The Civil Aeronautics Board Procedures and Practices
The way that the CAB chose, over the years, to discharge its regulatory functions over the airlines heavily contributed to the ultimate decision to deregulate the airlines. It goes without saying that it was completely impossible to have the CAB grant new entry for any trunk carrier at any time during the 40-year period that it operated. Between 1950 and 1974, for instance, the CAB rejected all 79 applicants who applied for authority to create new certificated airlines. Moreover, any change to the status quo for existing carriers required the filing of an appropriate petition, the scheduling of hearings, and the presentation of evidence to support the petition, after which the CAB would proceed to mull over the issues presented in its own good time. The laborious routine by which “business” was done before the CAB effectively prevented practically any change in the status quo, or any expansion or improvement to the air transportation system.
The following examples are representative of CAB practices:
Example 1: When Continental Airlines sought permission to add a new route to its system from San Diego to Denver, the CAB studied the matter for eight years before finally granting the petition, but only after being ordered to do so by the United States Court of Appeals.
Example 2: When World Airways applied to fly a scheduled low-cost passenger service between New York and Los Angeles in 1967, the CAB considered the petition for six and a half years and then dismissed the case because the record was “stale.”
Example 3: When Federal Express entered the freight market it had to do so as an “air taxi,” whereby the size of its aircraft were limited to 12,500 pounds. When FedEx business increased, Fred Smith found that he had to fly two aircraft in trail from Memphis to the same destination in order to carry all of his cargo. He applied to the CAB for permission to fly a larger aircraft on these occasions on the reasonable principle that it was almost twice as expensive to fly two small aircraft as it was to fly one larger one. The CAB denied that request.

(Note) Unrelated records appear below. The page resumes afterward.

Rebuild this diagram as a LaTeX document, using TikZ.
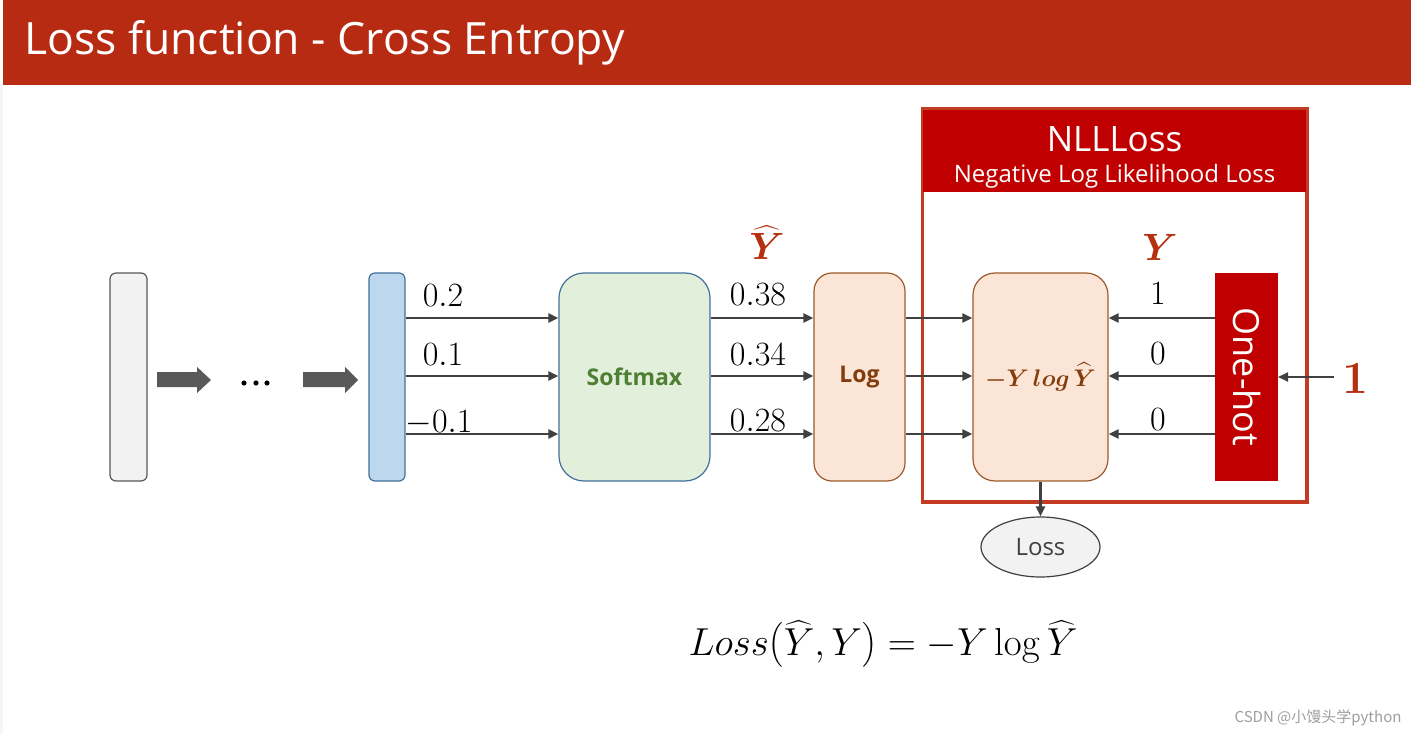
\RequirePackage{fix-cm}
\documentclass[tikz,border=0pt]{standalone}
\usepackage[no-math]{fontspec}
\usepackage{amsmath,bm}
\newfontfamily\osans{Open Sans}
\newfontfamily\cjk{Noto Sans CJK SC}
\usetikzlibrary{arrows.meta,shapes.geometric}
\definecolor{titlered}{HTML}{B82B13}
\definecolor{hdrred}{HTML}{C00000}
\definecolor{framered}{HTML}{C23B22}
\definecolor{labred}{HTML}{B5300F}
\definecolor{linegray}{HTML}{404040}
\definecolor{arrgray}{HTML}{595959}
\definecolor{boxgray}{HTML}{F2F2F2}
\definecolor{blueF}{HTML}{BDD7EE}
\definecolor{blueD}{HTML}{41719C}
\definecolor{greenF}{HTML}{E2EFDA}
\definecolor{greenT}{HTML}{4E7F35}
\definecolor{peachF}{HTML}{FBE5D6}
\definecolor{brownD}{HTML}{9C5A2C}
\definecolor{brownT}{HTML}{843C0C}
\begin{document}
\begin{tikzpicture}[x=1pt,y=-1pt,
  conn/.style={draw=linegray, line width=2.2pt, -{Triangle[length=10pt,width=9pt]}},
  vbox/.style={rectangle, minimum height=208pt, inner sep=0pt, line width=1.2pt},
  numlab/.style={anchor=base, font=\fontsize{34}{34}\selectfont},
  redlab/.style={anchor=base, text=labred, font=\fontsize{38}{38}\selectfont}]
\useasboundingbox (0,0) rectangle (1411,735);
\fill[white] (0,0) rectangle (1411,735);
\fill[boxgray!70] (0,85) rectangle (3,735);
\fill[titlered] (3,0) rectangle (1411,85);
\node[anchor=base west, text=white, inner sep=0pt, font=\osans\fontsize{44.5}{44.5}\selectfont] (title) at (24,55) {Loss function - Cross Entropy};

% first columns
\node[vbox, draw=arrgray, fill=boxgray, minimum width=37pt, rounded corners=6pt] (gray) at (128.5,377) {};
\node[vbox, draw=blueD, fill=blueF, minimum width=36pt, rounded corners=6pt] (blue) at (387,377) {};
\fill[arrgray] (157,372) -- (197,372) -- (197,367) -- (211,380) -- (197,393) -- (197,387) -- (157,387) -- cycle;
\fill[arrgray] (303,372) -- (345,372) -- (345,367) -- (358,380) -- (345,393) -- (345,387) -- (303,387) -- cycle;
\foreach \x in {244,256,267} \fill[black] (\x,383) circle (2.6pt);

% softmax, log
\node[vbox, draw=blueD, fill=greenF, minimum width=151pt, rounded corners=25pt, text=greenT, font=\osans\bfseries\fontsize{23}{23}\selectfont] (soft) at (634.5,377) {Softmax};
\node[vbox, draw=brownD, fill=peachF, minimum width=91pt, rounded corners=18pt, text=brownT, font=\osans\bfseries\fontsize{23}{23}\selectfont] (log) at (859.5,377) {Log};

% NLL frame
\node[rectangle, draw=framered, line width=2.5pt, minimum width=383pt, minimum height=391pt, inner sep=0pt] (nll) at (1114.5,305.5) {};
\fill[hdrred] (nll.north west) rectangle ([yshift=-83pt]nll.north east);
\draw[framered, line width=2.5pt] (nll.north west) rectangle (nll.south east);
\node[text=white, font=\osans\fontsize{35}{35}\selectfont, anchor=base] (nlltitle) at (1114.5,152) {NLLLoss};
\node[text=white, font=\osans\fontsize{24}{24}\selectfont, anchor=base] (nllsub) at (1114.5,183) {Negative Log Likelihood Loss};

\node[vbox, draw=brownD, fill=peachF, minimum width=135pt, rounded corners=22pt, text=brownT, font=\fontsize{24}{24}\selectfont] (ylog) at (1040.5,377) {$\bm{-Y\,log\,\widehat{Y}}$};
\node[vbox, fill=hdrred, minimum width=63pt, line width=0pt] (onehot) at (1246.5,377) {};
\node[rotate=-90, text=white, font=\osans\fontsize{36}{36}\selectfont] (ohtext) at (onehot.center) {One-hot};

% connectors
\foreach \s in {59,1,-57} {
  \draw[conn] ([yshift=\s pt]blue.east) -- ([yshift=\s pt]soft.west);
  \draw[conn] ([yshift=\s pt]soft.east) -- ([yshift=\s pt]log.west);
  \draw[conn] ([yshift=\s pt]log.east) -- ([yshift=\s pt]ylog.west);
  \draw[conn] ([yshift=\s pt]onehot.west) -- ([yshift=\s pt]ylog.east);
}
\coordinate (inone) at (1334,377);
\draw[conn] (inone) -- (onehot.east);
\node[anchor=base, text=labred, font=\fontsize{46}{46}\selectfont] (one) at (1355,393) {$\mathbf{1}$};

% labels
\node[numlab] (l1) at (443,307) {$0.2$};
\node[numlab] (l2) at (443,366) {$0.1$};
\node[numlab] (l3) at (439,432) {$-0.1$};
\node[numlab] (l4) at (758,306) {$0.38$};
\node[numlab] (l5) at (758,365) {$0.34$};
\node[numlab] (l6) at (758,431) {$0.28$};
\node[numlab] (l7) at (1158,305) {$1$};
\node[numlab] (l8) at (1158,364) {$0$};
\node[numlab] (l9) at (1158,430) {$0$};
\node[redlab] (yhat) at (767,260) {$\bm{\widehat{Y}}$};
\node[redlab] (ylab) at (1160,261) {$\bm{Y}$};

% loss
\node[ellipse, draw=linegray, fill=boxgray, line width=1.2pt, minimum width=119pt, minimum height=60pt, inner sep=0pt, text=linegray, font=\osans\fontsize{24}{24}\selectfont] (loss) at (1040.5,547) {Loss};
\draw[conn] (ylog.south) -- (loss.north);

% formula
\node[anchor=base, font=\fontsize{39}{39}\selectfont] (formula) at (883,655) {$Loss\bigl(\widehat{Y},Y\bigr)=-Y\log\widehat{Y}$};

% watermark
\node[anchor=base east, text=gray!75, font=\cjk\fontsize{15}{15}\selectfont] (wm) at (1405,722) {CSDN @小馒头学python};
\end{tikzpicture}
\end{document}
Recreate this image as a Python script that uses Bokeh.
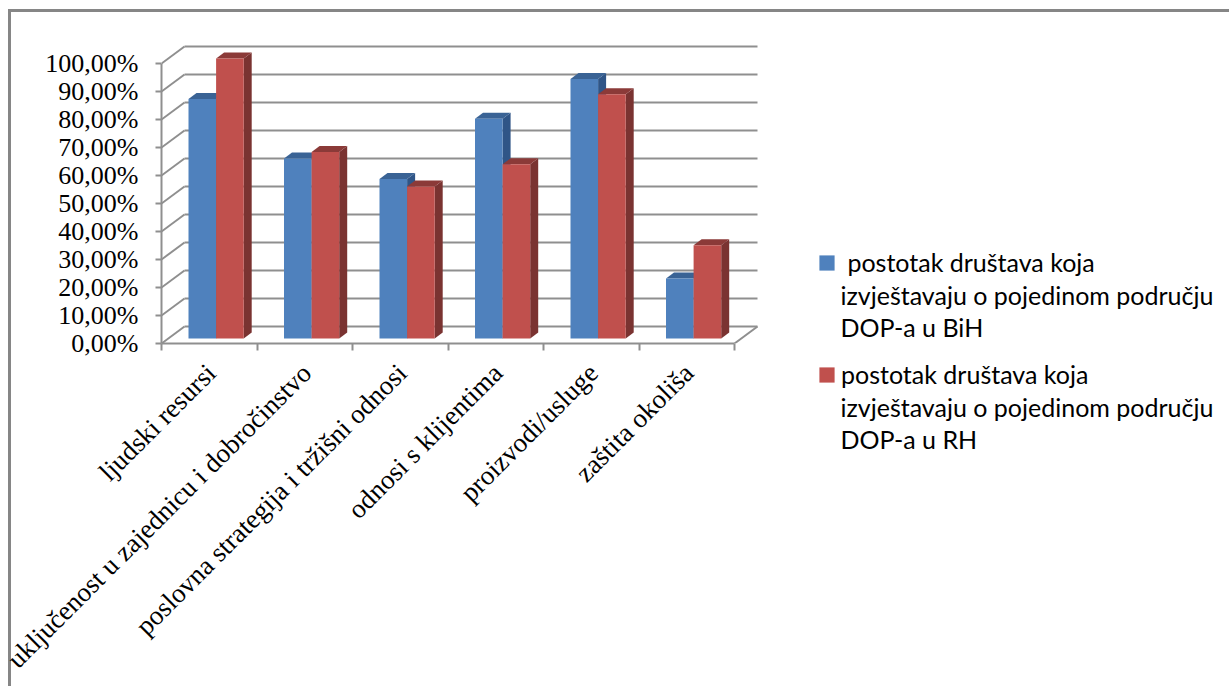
from bokeh.plotting import figure
from bokeh.embed import file_html
from bokeh.resources import INLINE
from bokeh.models import Range1d, FixedTicker, Label, Legend, LegendItem
from math import pi

categories = ["ljudski resursi", "uključenost u zajednicu i dobročinstvo",
              "poslovna strategija i tržišni odnosi", "odnosi s klijentima",
              "proizvodi/usluge", "zaštita okoliša"]
bih = [85.5, 64.3, 57.0, 78.5, 92.7, 21.4]
rh = [100.0, 66.6, 54.3, 62.2, 87.2, 33.3]
y_ticks = [0, 10, 20, 30, 40, 50, 60, 70, 80, 90, 100]
y_labels = ["0,00%", "10,00%", "20,00%", "30,00%", "40,00%", "50,00%",
            "60,00%", "70,00%", "80,00%", "90,00%", "100,00%"]
legend_bih = [" postotak društava koja", "izvještavaju o pojedinom području", "DOP-a u BiH"]
legend_rh = ["postotak društava koja", "izvještavaju o pojedinom području", "DOP-a u RH"]

W, H = 1229, 686
LEFT, RIGHT, AXIS_Y = 161, 761, 343
BOTTOM = H - AXIS_Y
PX_X, PX_Y = 95.5, 2.8
WALL_DX, WALL_DY = 23 / PX_X, 17 / PX_Y
BAR_DX, BAR_DY = 8 / PX_X, 6 / PX_Y
BAR_X0, BAR_W, BAR_LIFT = 27 / PX_X, 27.6 / PX_X, 5 / PX_Y
LABEL_SHIFT = 2 / PX_X
GRAY = "#8f8f8f"
EDGE = "linear-gradient(#868686,#868686)"

p = figure(width=W, height=H, frame_width=RIGHT - LEFT, frame_height=AXIS_Y,
           output_backend="svg", toolbar_location=None,
           x_range=Range1d(0, (RIGHT - LEFT) / PX_X), y_range=Range1d(0, AXIS_Y / PX_Y),
           min_border_left=LEFT, min_border_bottom=BOTTOM, min_border_top=0,
           min_border_right=W - RIGHT,
           border_fill_color=None, background_fill_color=None,
           styles={"background": f"{EDGE} 8px 9px/100% 3px no-repeat, {EDGE} 8px 9px/3px 100% no-repeat"})
p.outline_line_color = None
p.grid.visible = False

# back wall and floor
n = len(categories)
p.segment([WALL_DX] * len(y_ticks), [v + WALL_DY for v in y_ticks],
          [n + WALL_DX] * len(y_ticks), [v + WALL_DY for v in y_ticks], line_color=GRAY, line_width=2)
p.segment([0] * len(y_ticks), y_ticks, [WALL_DX] * len(y_ticks),
          [v + WALL_DY for v in y_ticks], line_color=GRAY, line_width=2)
p.segment([n], [0], [n + WALL_DX], [WALL_DY], line_color=GRAY, line_width=2)


def bars(values, shift, front, top, side):
    lefts = [i + BAR_X0 + shift * BAR_W for i in range(len(values))]
    rights = [x + BAR_W for x in lefts]
    tops = [BAR_LIFT + v for v in values]
    p.patches([[r, r + BAR_DX, r + BAR_DX, r] for r in rights],
              [[BAR_LIFT, BAR_LIFT + BAR_DY, t + BAR_DY, t] for t in tops],
              fill_color=side, line_color=None)
    p.patches([[l, l + BAR_DX, r + BAR_DX, r] for l, r in zip(lefts, rights)],
              [[t, t + BAR_DY, t + BAR_DY, t] for t in tops],
              fill_color=top, line_color=None)
    return p.quad(left=lefts, right=rights, bottom=[BAR_LIFT] * len(values), top=tops,
                  fill_color=front, line_color=None)


r_bih = bars(bih, 0, "#4F81BD", "#3A6395", "#2F5587")
r_rh = bars(rh, 1, "#C0504D", "#8B3A38", "#7A3331")

# axes
ya = p.yaxis[0]
ya.ticker = FixedTicker(ticks=y_ticks)
ya.major_label_overrides = dict(zip(y_ticks, y_labels))
ya.bounds = (0, 100)
ya.major_tick_out, ya.major_tick_in = 6, 0
ya.major_label_standoff = 17
ya.major_label_text_font = "Liberation Serif"
ya.major_label_text_font_size = "26px"
ya.major_label_text_color = "#000000"
ya.axis_line_color = ya.major_tick_line_color = GRAY
ya.axis_line_width = ya.major_tick_line_width = 2
ya.minor_tick_line_color = None

xa = p.xaxis[0]
centers = [i + 0.5 + LABEL_SHIFT for i in range(n)]
xa.ticker = FixedTicker(ticks=centers, minor_ticks=list(range(n + 1)))
xa.major_label_overrides = dict(zip(centers, categories))
xa.major_label_orientation = pi / 4
xa.bounds = (0, n)
xa.major_tick_line_color = None
xa.minor_tick_out, xa.minor_tick_in = 7, 0
xa.major_label_standoff = 18
xa.major_label_text_font = "Liberation Serif"
xa.major_label_text_font_size = "27px"
xa.major_label_text_color = "#000000"
xa.axis_line_color = xa.minor_tick_line_color = GRAY
xa.axis_line_width = xa.minor_tick_line_width = 2

# legend: swatch beside the first of three text lines, held in the right-hand panel
legend = Legend(items=[LegendItem(label=legend_bih[0], renderers=[r_bih]),
                       LegendItem(label=legend_rh[0], renderers=[r_rh])],
                location=(56, -46), orientation="vertical",
                border_line_color=None, background_fill_alpha=0,
                label_text_font="Lato", label_text_font_size="25px",
                label_text_color="#000000",
                glyph_width=19, glyph_height=19, label_standoff=5, spacing=82,
                padding=0, margin=0)
p.add_layout(legend, "right")
for lines, base in ((legend_bih, 294.5), (legend_rh, 406)):
    for k, line in enumerate(lines[1:]):
        p.add_layout(Label(x=840, y=base + 32 * k, x_units="canvas", y_units="canvas", text=line,
                           text_font="Lato", text_font_size="25px",
                           text_color="#000000", text_baseline="alphabetic", text_align="left"),
                     "right")

open("out.html", "w").write(file_html(p, INLINE))
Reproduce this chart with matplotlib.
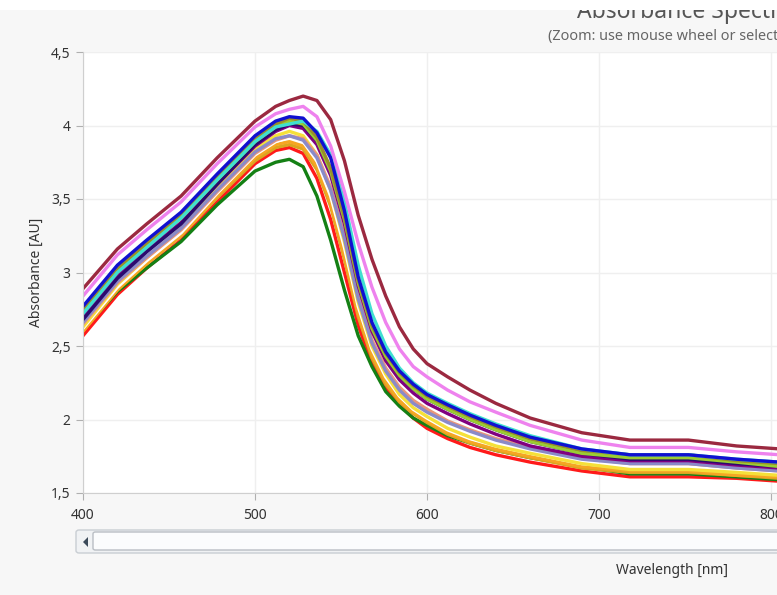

Example 4: The CAB occupied itself largely with trivialities, from fixing the exact price of drinks on airplanes to setting special fares for skiers.
Politics
Deregulation in general had become a common subject of conversation in the halls of Congress, applied to several areas of quasi-public activity. Railroads, trucks, public utilities, telecommunications, gas pipelines, banking, and natural gas were among the infrastructures discussed. As such, deregulation became a political topic, and it was bipartisan.
The drive toward deregulation was led by President Gerald Ford almost immediately upon his taking office on the resignation of Richard Nixon in 1974. As an economic conservative, he felt that the consumer was best able to “signal his wants and needs through the marketplace” and that government “should not intrude in the free market” except to preserve “well-defined social objectives.”
He found an unlikely ally in Senator Ted Kennedy, who convinced a young Harvard law professor named Stephen Breyer, who was to become an Associate Justice of the Supreme Court 20 years later on, to join his staff for a sabbatical in August 1974. In September Breyer attended a meeting of the major airlines with the Secretary of Transportation at which the Secretary openly urged the airlines to all “raise their prices” in order to help Pan Am. Breyer was shocked at this blatant price fixing and convinced Kennedy to hold hearings on the subject of airline deregulation. Committee hearings began in November 1974, and continued into 1975.
The hearings disclosed a history of impropriety at the CAB that extended nearly top to bottom. Breyer’s report issued at the conclusion of the hearings amounted to an indictment of the CAB commissioners, finding that there was “a strong likelihood of highly improper and possibly criminal behavior on the part of the Board members themselves.”3 Among the specific findings of the report were that the CAB had covered up the existence of an airline slush fund for illegal contributions to the Board and that the Board had observed an “unofficial moratorium” on granting any new route awards since 1969.